Integrator Complex In Development
A central regulator of gene expression that has emerged in the last decade is the Integrator complex, which is comprised of 15 distinct subunits that form various modular units. Integrator contributes to transcriptome homeostasis via post-transcriptional processing of small nuclear RNA involved in splicing, as well as transcriptional pause release to regulate the production of protein-encoding genes. Mutation to the Integrator has emerged as a causal link to neurodevelopmental defects in humans. Our lab has been characterizing genetic regulators of the Integrator and is interested in using C. elegans to model how this protein complex contributes to developmental and aging physiology.
Recent work in this area:
· Waddell and Wu, PloS Genetics (2024)
· Waddell and Wu, G3 (2025)
· Waddell et al., Biology Open (2025)
Post-transcriptional Processing In Stress Response &Development.

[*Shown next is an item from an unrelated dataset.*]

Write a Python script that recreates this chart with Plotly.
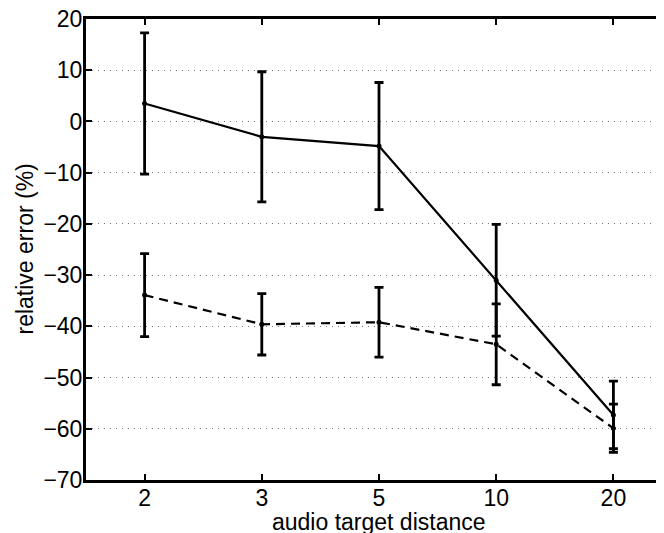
import plotly.graph_objects as go

# Data
distances = ["2", "3", "5", "10", "20"]
solid_mean = [3.5, -3.0, -4.8, -31.0, -57.3]
solid_err = [13.8, 12.7, 12.4, 10.9, 6.6]
dashed_mean = [-33.9, -39.6, -39.2, -43.5, -59.9]
dashed_err = [8.1, 6.0, 6.8, 7.9, 4.7]
y_ticks = [-70, -60, -50, -40, -30, -20, -10, 0, 10, 20]
x_title = "audio target distance"
y_title = "relative error (%)"

FONT = "Liberation Sans, Arial, Helvetica, sans-serif"

fig = go.Figure()

fig.add_trace(go.Scatter(
    x=distances, y=dashed_mean,
    mode="lines+markers",
    line=dict(color="black", width=2.2, dash="9px,6px"),
    marker=dict(color="black", size=5),
    error_y=dict(type="data", array=dashed_err, visible=True,
                 color="black", thickness=2.8, width=4.5),
    showlegend=False,
))

fig.add_trace(go.Scatter(
    x=distances, y=solid_mean,
    mode="lines+markers",
    line=dict(color="black", width=2.2),
    marker=dict(color="black", size=5),
    error_y=dict(type="data", array=solid_err, visible=True,
                 color="black", thickness=2.8, width=4.5),
    showlegend=False,
))

fig.update_layout(
    width=664, height=533,
    margin=dict(l=78, r=0, t=11, b=61),
    paper_bgcolor="white", plot_bgcolor="white",
    font=dict(family=FONT, size=23, color="black"),
    annotations=[
        dict(text=x_title, xref="paper", yref="paper", x=0.5, y=0,
             xanchor="center", yanchor="middle", yshift=-42,
             showarrow=False, font=dict(size=23)),
        dict(text=y_title, xref="paper", yref="paper", x=0, y=0.5,
             xanchor="center", yanchor="middle", xshift=-62, textangle=-90,
             showarrow=False, font=dict(size=23)),
    ],
)

fig.update_xaxes(
    type="category",
    categoryorder="array", categoryarray=distances,
    range=[-0.5, 4.5],
    automargin=False,
    showline=True, linecolor="black", linewidth=3,
    mirror="ticks",
    ticks="inside", ticklen=6, tickwidth=2, tickcolor="black",
    showgrid=False, zeroline=False,
    tickfont=dict(size=23),
    ticklabelstandoff=-5,
    ticklabeloverflow="allow",
)

fig.update_yaxes(
    range=[-70, 20],
    tickvals=y_ticks,
    automargin=False,
    showline=True, linecolor="black", linewidth=3,
    mirror=False,
    ticks="inside", ticklen=6, tickwidth=2, tickcolor="black",
    showgrid=True, gridcolor="#777777", gridwidth=1, griddash="1px,5px",
    zeroline=False,
    tickfont=dict(size=23),
    ticklabelstandoff=-4,
    ticklabeloverflow="allow",
)

fig.write_html("out.html")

Modifications to RNA molecules after transcription are an important step in producing a stable and mature molecule required to produce cellular building blocks. Examples of such modification include RNA splicing and 5’ and 3’ transcript processing. Our lab has shown that exposure to certain environmental chemicals can alter RNA splicing dynamics, which, when defective, is linked to several human pathologies (e.g. neurological disorders, aging, malignancies). Currently, we are particularly interested in characterizing environmental and genetic factors that influence 3’ transcript cleavage, which are found in non-coding snRNA molecules and replication-dependent histones.
Recent work in this area:
- Chomyshen et al., Genetics (2022)
- Huynh and Wu, G3 (2023)
High-throughput Environmental Toxin Screening
The use of animal models for screening environmental chemicals for toxicity is an important step towards determining potential hazards to humans. Taking advantage of the C. elegans transgenic toolbox, our lab has been testing for environmental chemicals that induce cellular stress, including onset of oxidative stress and RNA splicing disruption. Once chemicals of interest are identified, we apply genetic screening approaches to understanding cellular pathways that regulate these stress responses.
Recent work in this area:
- Huynh and Wu, Free Radic Biol Med(2022)
- Tabarraei et al., Aging Cell (2023)
- Kardal et al., J Pharmacol Toxicol Methods (2025)